Seth Evenson of Boise bungee surfs on the Payette River near Horseshoe Bend.

Boise’s Even Surf Co. wants to make the river sport big, but sales have dwindled, and the owner looks for help.

Bungee surfers can cruise over the surface of a river at 30 miles per hour. Slingshot-like, they surf upstream on a board held by a bungee that is secured to something stable, such as a submerged rock. The average ride: 12-14 seconds.

“Kids say the darndest things when they discover us,” says Robert Geier of Even Surf Co., formerly Banshee Riverboards.

Geier says people who try bungee surfing ask him why he isn’t a millionaire. It’s a question he often asks himself.

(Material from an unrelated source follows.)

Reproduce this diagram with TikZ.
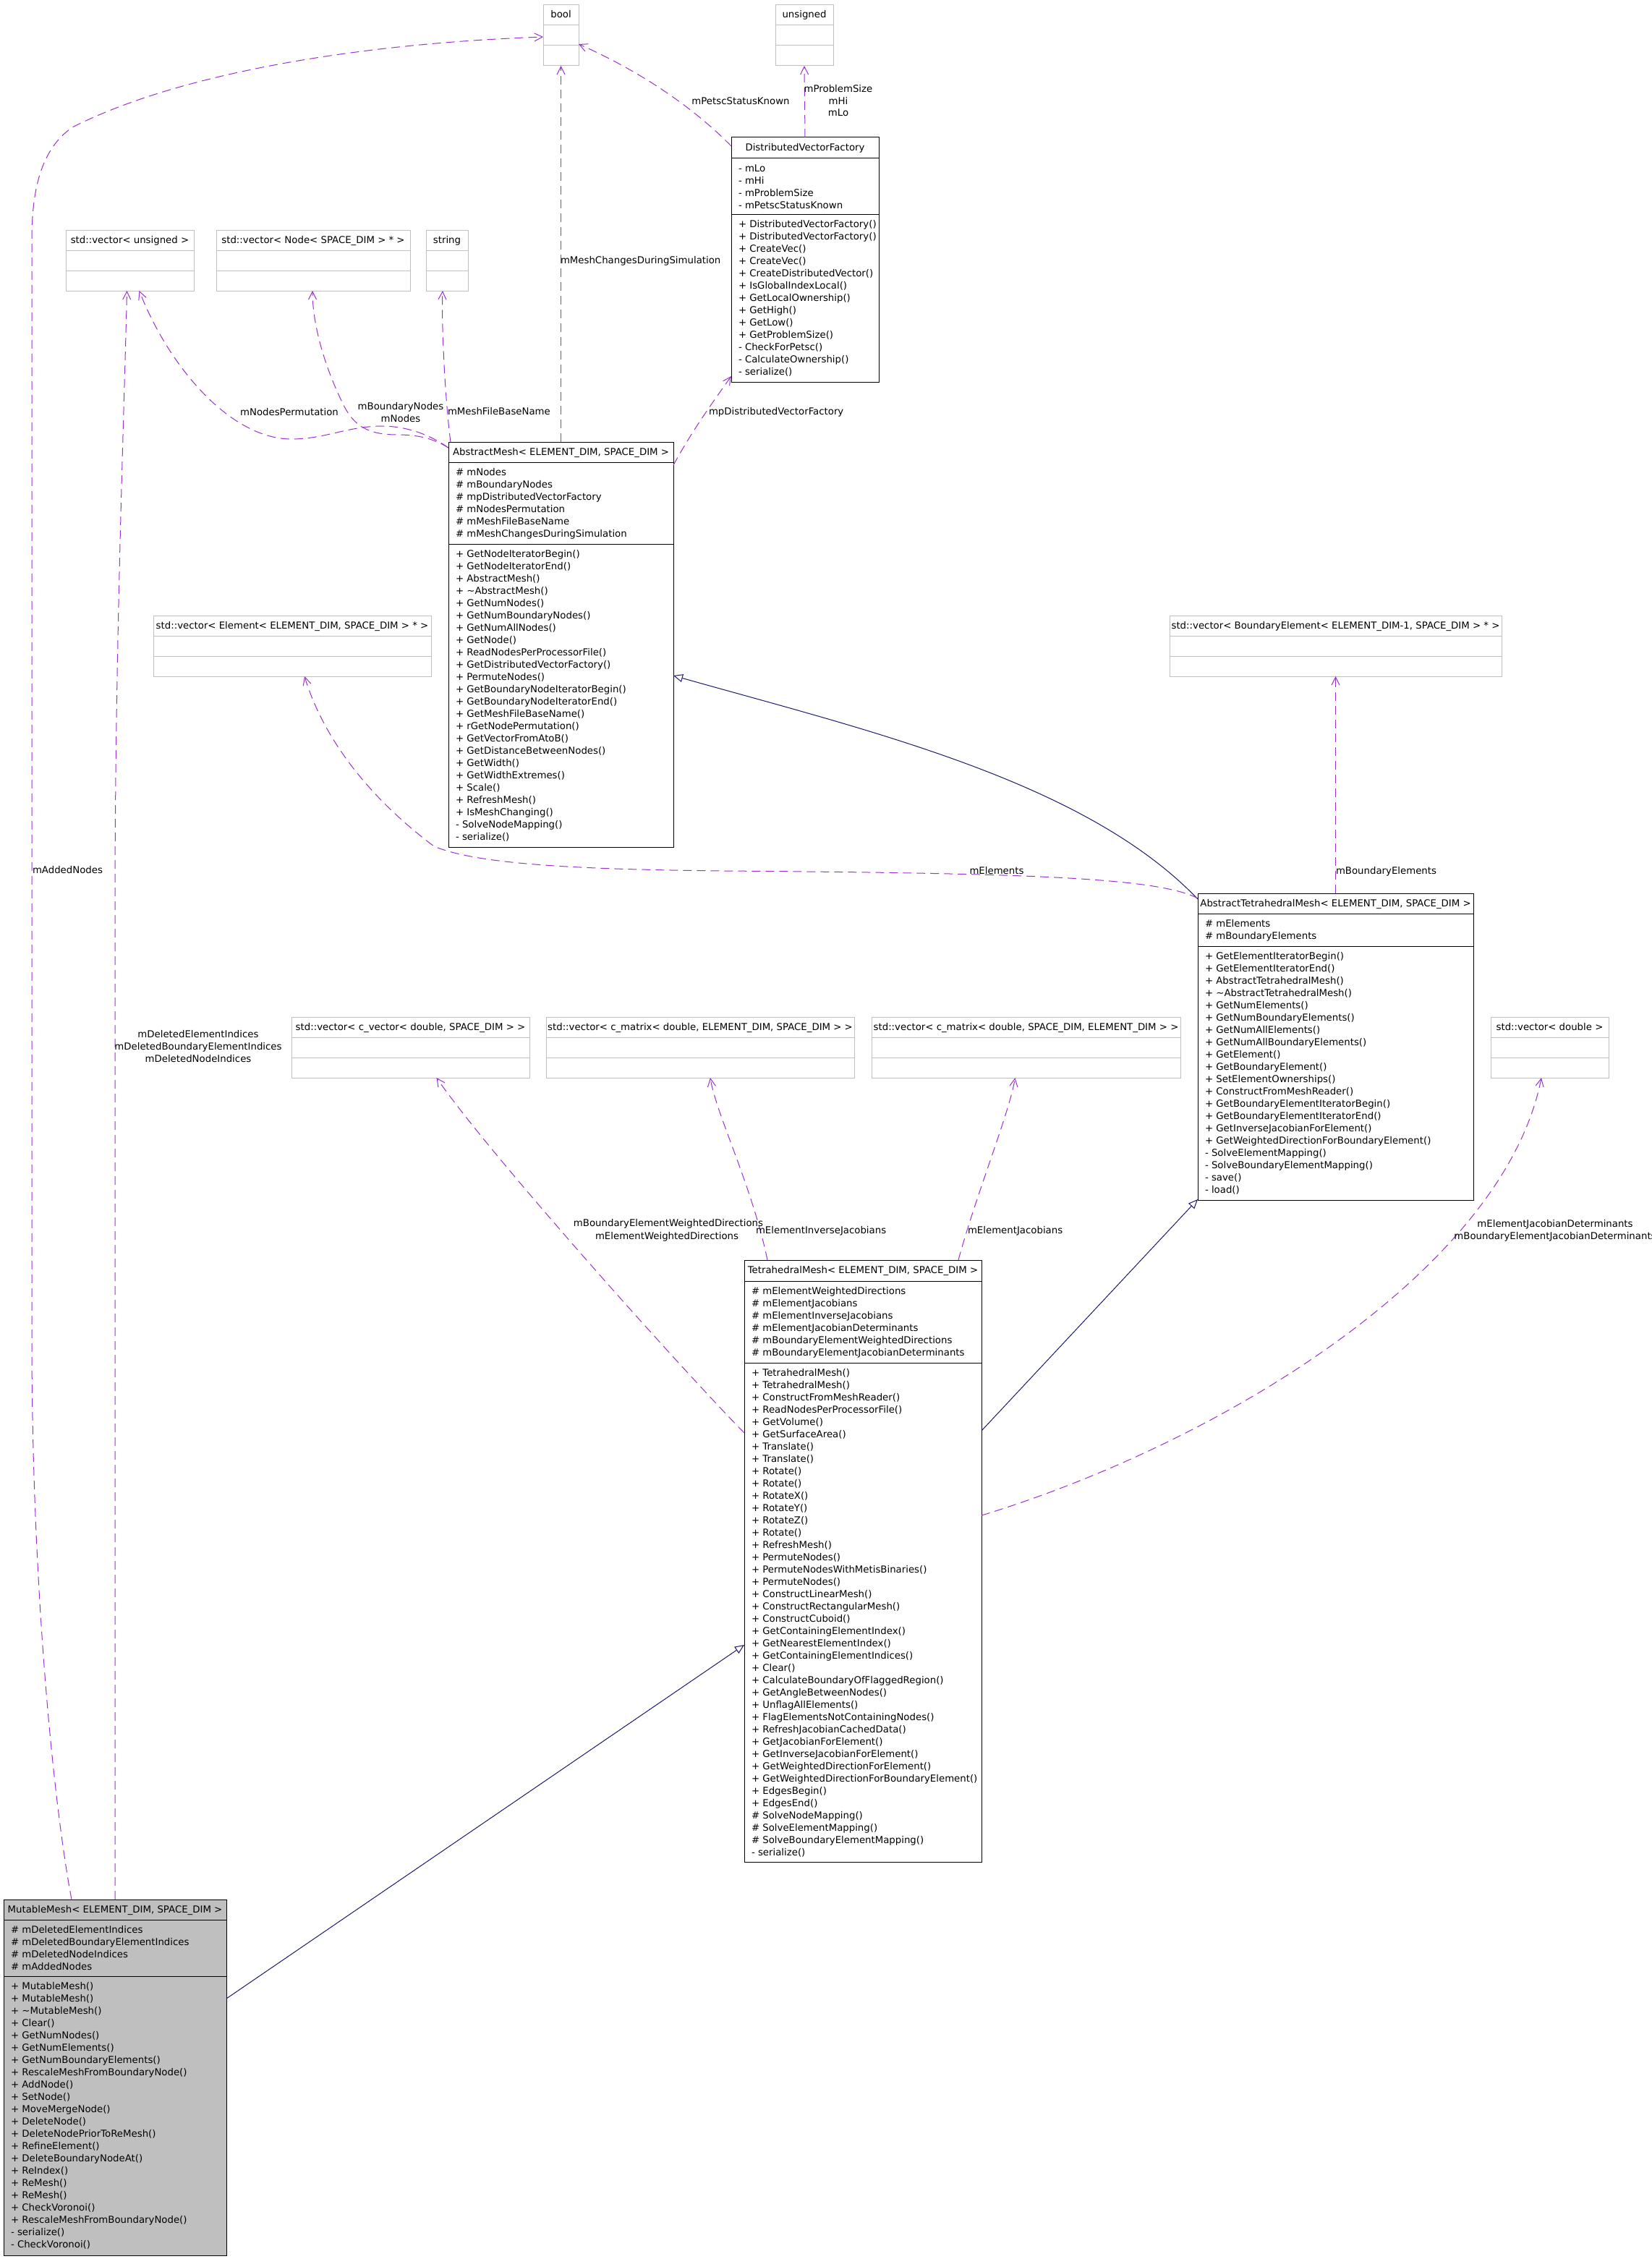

After Even Surf’s incorporation in 2003, its bungee-propelled surfboards won the 2006 Best New Sporting Goods Product of the Year award at the ISPO international sports trade show in Germany, the largest sporting goods trade show in the world. Even Surf has sold 500 of its river-surfing kits from Boulder, Colo., to Russia to New Zealand.

“Even” means ideal bungee tension. “When beginners are learning to ride, they have a hard time getting stretched back far enough to get a good ride,” Geier says. “The point where they are back far enough is the even point.”

But unlike a ride on one of its bungee surfboards, Even Surf’s fortunes have been anything but meteoric. Sales of the kits, which cost between $300 and $500, have dwindled to two or three units per year. Even Surf’s State Street store opened in May 2010 and sold surf kits and brand clothing. It closed its doors the following October. For three months, Geier, who had put his savings into his business, was homeless.

Geier says his business has hit hard times because it’s perceived as dangerous, though to his knowledge, no one has ever been injured on a bungee surfboard.

“The city of Boise has told me that what we do is dangerous,” he says. “Parks and Rec has denied us a one-day permit. They won’t tell us why.”

Doug Holloway, interim director of Boise Parks and Recreation, says Geier has been denied access to the stretch of the Boise River between Barber Park and Ann Morrison Park. He cites the high volume of floater traffic there. “It's primarily for floating and safety reasons,” he says.

Holloway says he worries about potential dangers to floaters posed by collisions with surfers and dislodged bungee lines, but the agency hasn’t blacklisted Geier and river surfers from the river entirely. According to Holloway, Geier is free to apply for access at the recently built water park near Garden City and other areas of the river.

“We haven’t denied anything except our core area,” he says. “We have provided alternatives.”

FROM PARTNERSHIP TO SEPARATION

River surfing began in the 1920s with primitive rope and board setups that allowed surfers to ride the surface of the water but didn’t propel them against the current. Geier has found evidence of similar “river coasting” setups in Germany in the 1940s and ’50s.

Geier built his first river surfboard in 1977 from a sheet of plywood and a length of rope. Today his boards are made of foam and fiberglass, the rope replaced by bungee cords.

In 1985, Geier began making “high speed” river-surfing systems that used bungee cords for propulsion. Not until 1999 did he think to sell them. By 2003, he’d gone into business with a partner, Kevin Veon, the first president and principal investor of the newly formed Banshee Riverboards. Veon helped write the company’s business plan and raised $1 million for the company.

Geier says that the company sold about 500 river-surfing kits in five years. But the business was never really profitable, and he and Veon parted in 2008, splitting the company and its patents between Banshee Bungee and Even Surf.

“Right now we can’t braid a bungee,” he says. “Banshee owns the patent.” That means Geier can’t sell boards with the braided bungees, so he provides unbraided ones.

WANTED: MONEY

Since the store closed, Geier has paid his bills working as a computer programmer for Ada County. But he hasn’t given up on river surfing or Even Surf. He’s looking for angel investors and sponsorships.

“We’d love to find a company like Mountain Dew or Monster or Red Bull to send us on a 50-state tour,” he says. He also hopes to establish partnerships with local river rafting companies.

“The way that we really see this company growing is getting rafting companies to offer surfing lessons,” he says, citing as a possibility Cascade Raft and Kayak, which offers lessons in riverboarding, a competing sport.

Geier is trying to revitalize his company by generating interest outside Idaho — notably on the American River in Sacramento, Calif. — while continuing to offer lessons on the Payette River and hoping for an angel investor to take up his cause.

He also wants to start a Kickstarter campaign to raise money for a film about the history of river surfing.

“We believe this could be an Olympic event someday,” he says.